After taking a bite, my friend told me this girl was a dancer.  My mind began tumbling.  Dancer… ballerina, hip-hop, fly-girl, a Rockette?  Then it hit me.  I looked at my friend as soup dripped from my chin. 

“A stripper-dancer?”  I asked. 

She nodded giving me confirmation. 

Then the cynical me took over.  Judgment crept onto my face and overtook my mind.  Thoughtless words escaped my mouth.  I was in disbelief that this girl-next-door could be that.  

Then late that evening, I began thinking about her.  It occurred to me that I know nothing about the events of this girls life.  I know nothing of what happened to her after high school, as we grew from teenagers to adults.  I’m clueless as to the places life has or hasn’t taken her.  I felt ashamed for thinking badly of her.  Who am I?  I’m not exactly living my dream.  

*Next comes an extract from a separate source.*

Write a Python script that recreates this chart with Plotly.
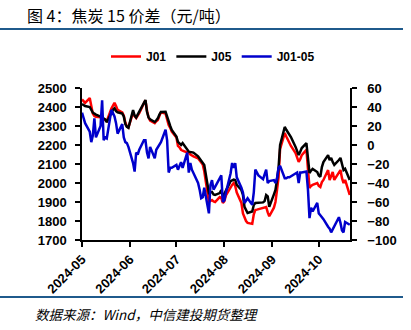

Life is about choices and sometimes when we’re backed into a corner and we feel there is no way out, maybe we do things we ordinarily wouldn’t.  At the end of the day, all that matters is you feel you’ve done your best in whatever world you live in.  

It is unfair to hold others to my expectations.  I’m sure when she sits in the glow of those she knows best, she has that priceless feeling of being loved anyway.